ONE ON ONE: A Case for the Cape League Hall of Fame

"One On One" Sean Walsh Capecod.com Sports Editor

“One On One”
Sean Walsh
Capecod.com
Sports Editor

There’s an incredibly priceless sense of renewal and hope and joy each summer when the latest collegiate baseball stars from across the country suit up in uniforms for teams like the Wareham Gatemen and the Cotuit Kettleers and the Orleans Firebirds and the Brewster Whitecaps.

Ezra Pound once said that the secret to success in most things was, simply, “to make it new.”

That’s the beauty of the Cape Cod Baseball League: it is baseball in its purest form, always new, always top notch, always with a new slate of 250 or so of our nation’s top young amateur college stars.

There were some people over 50 years ago who were heavily involved in the construction of the Cape League as we know it today. Arnold Mycock, inducted in the first Cape Cod Baseball League Hall of Fame class in 2000 and the icon of the Cotuit Kettleers, was one of those people in 1962 who sat down with Major League Baseball and the NCAA and created a baseball league that was borne from a healthy mix of local stars and college boys and transmuted into the strict collegiate showcase it is today.

That vision, that iconic transformation, took place with the aid of such people like the late Manny Robello (1920-1986).

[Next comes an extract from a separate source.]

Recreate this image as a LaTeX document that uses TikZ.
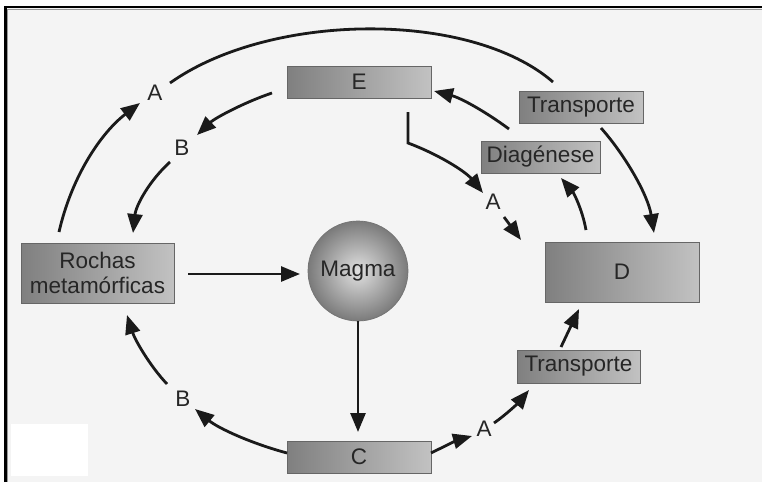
\documentclass[tikz,border=0pt]{standalone}
\usepackage{fontspec}
\setmainfont{Liberation Sans}
\usetikzlibrary{arrows.meta,calc}
\definecolor{bg}{HTML}{F4F4F4}
\definecolor{ink}{HTML}{1A1A1A}
\begin{document}
\begin{tikzpicture}[x=1pt,y=-1pt,
  box/.style={draw=black!60, line width=0.8pt, left color=black!50, right color=black!24,
    minimum height=32pt, inner sep=0pt, font=\fontsize{22.5}{25}\selectfont, text=black!85},
  lbl/.style={font=\fontsize{22.5}{25}\selectfont, text=black!85, inner sep=1pt},
  arr/.style={draw=ink, line width=2.8pt, -{Triangle[length=19pt,width=15pt]}},
  ln/.style={draw=ink, line width=2.8pt}]
\useasboundingbox (0,0) rectangle (762,482);
\fill[white] (0,0) rectangle (762,482);
\fill[bg] (5,7) rectangle (762,482);
\draw[black!40, line width=1.4pt] (7.5,482) -- (7.5,9.6) -- (762,9.6);
\draw[black, line width=2.5pt] (5.3,482) -- (5.3,7) -- (762,7);
\fill[white] (11,424) rectangle (88,476);

% boxes
\node[box, minimum width=144pt] (E) at (359,82) {E};
\node[box, minimum width=124pt] (T1) at (581,107) {Transporte};
\node[box, minimum width=119pt] (Dg) at (540.5,157) {Diagénese};
\node[box, minimum width=154pt, minimum height=60pt] (D) at (622,272) {D};
\node[box, minimum width=123pt, minimum height=33pt] (T2) at (578.5,366.5) {Transporte};
\node[box, minimum width=144pt] (C) at (359,457) {C};
\node[box, minimum width=153pt, minimum height=60pt, align=center] (R) at (97.5,273) {Rochas\\metamórficas};
\node[circle, minimum size=100pt, inner sep=0pt, draw=black!55, line width=0.7pt,
  inner color=black!12, outer color=black!52, font=\fontsize{22.5}{25}\selectfont, text=black!85] (M) at (358,271) {Magma};

% labels
\node[lbl] (A1) at (155,93) {A};
\node[lbl] (B1) at (182,148) {B};
\node[lbl] (A2) at (493,202) {A};
\node[lbl] (B2) at (183,399) {B};
\node[lbl] (A3) at (484,429) {A};

% connector end points
\coordinate (r1) at (59,232);
\coordinate (a1in) at (140,103);
\coordinate (a1out) at (170,83);
\coordinate (t1in) at (553,82);
\coordinate (e1) at (272,93);
\coordinate (b1in) at (197,135);
\coordinate (b1out) at (170,162);
\coordinate (r2) at (133,233);
\coordinate (r3) at (188,274);
\coordinate (m1) at (300,274);
\coordinate (m2) at (358,321);
\coordinate (c1) at (358,432);
\coordinate (c2) at (287,453);
\coordinate (b2in) at (195,409);
\coordinate (b2out) at (167,384);
\coordinate (r4) at (127,315);
\coordinate (c3) at (431,453);
\coordinate (a3in) at (472,436);
\coordinate (a3out) at (494,423);
\coordinate (t2in) at (529,390);
\coordinate (t2out) at (561,347);
\coordinate (d1) at (579,309);
\coordinate (d2) at (586,230);
\coordinate (dg1) at (561,178);
\coordinate (dg2) at (509,129);
\coordinate (e2) at (434,91);
\coordinate (e3) at (408,112);
\coordinate (k1) at (408,143);
\coordinate (a2in) at (483,193);
\coordinate (a2out) at (504,217);
\coordinate (d3) at (521,240);
\coordinate (t1out) at (601,128);
\coordinate (d4) at (654,233);

% connectors
\draw[arr] (r1) .. controls (72,175) and (102,132) .. (a1in);
\draw[ln] (a1out) .. controls (270,12) and (470,10) .. (t1in);
\draw[arr] (e1) .. controls (245,102) and (215,118) .. (b1in);
\draw[arr] (b1out) .. controls (150,180) and (136,205) .. (r2);
\draw[arr] (r3) -- (m1);
\draw[arr] (m2) -- (c1);
\draw[arr] (c2) .. controls (250,443) and (218,428) .. (b2in);
\draw[arr] (b2out) .. controls (150,366) and (135,340) .. (r4);
\draw[arr] (c3) .. controls (445,446) and (458,440) .. (a3in);
\draw[arr] (a3out) .. controls (507,414) and (519,402) .. (t2in);
\draw[arr] (t2out) -- (d1);
\draw[arr] (d2) .. controls (582,208) and (573,192) .. (dg1);
\draw[arr] (dg2) .. controls (486,112) and (461,98) .. (e2);
\draw[arr] (e3) -- (k1) .. controls (440,155) and (466,172) .. (a2in);
\draw[arr] (a2out) -- (d3);
\draw[arr] (t1out) .. controls (625,155) and (648,195) .. (d4);
\end{tikzpicture}
\end{document}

Manny Robello (1920-1986) : One of the "Original Cotuit Kettleers" Photo courtesy of The Campbell Family

Manny Robello (1920-1986) : One of the “Original Cotuit Kettleers”
Photo courtesy of The Campbell Family

Robello, the son of Portuguese immigrants, played for the Cotuit Kettleers in the franchise’s first season under that name in 1947. A World War II veteran of the United States Army Air Corps, Robello returned from overseas where his older brother John Robello was killed in action, and helped his future best friend Mycock form the Kettleers organization and together the two invested their entire beings into making “The Cape League” the very best baseball league it could possibly be. Victor Robello, Manny’s twin brother, was the first head coach of the Cotuit Kettleers in 1947, serving as a player coach. Arnold Mycock, back then, was the team’s secretary and treasurer and would even catch in the bullpen when need be. Manny was the team’s first baseman.

Every single person in the Robello family, arguably, was invested into the Cotuit Kettleers and the Cape Cod Baseball League. From the moment Robello suited up in a wool flannel Cotuit uniform in 1947 with his twin brother as head coach, to the time of his death in 1986, the Robellos along with their patriarch  bled the crimson of the hometown team. Robello eventually served as general manager of the Cotuit Kettleers… he served as president of the Cotuit Athletic Association… he served as a director of the Cape Cod Baseball League itself and was integral with league administration until the time of his death.

Twelve of the 16 Cotuit Kettleers’ league-record championship titles came with the aid of Robello either at the helm or very near to it.

So deeply respected was Manny Robello that the Cape League’s vaunted 10th Player Award was named in 1996 in his honor. The award has been given to such Cape League superstars as Nomar Garciaparra… the San Francisco Giants’ Justin Maxwell… Boston Red Sox catcher Ryan Hanigan… Toronto Blue Jays’ shortstop Cliff Pennington.

Yet in all the 15 classes inducted already into the Cape Cod Baseball League Hall of Fame, Robello’s name – and incredible lifetime of 40 years devoted to making the league the premier collegiate amateur league it is today – has not made the cut.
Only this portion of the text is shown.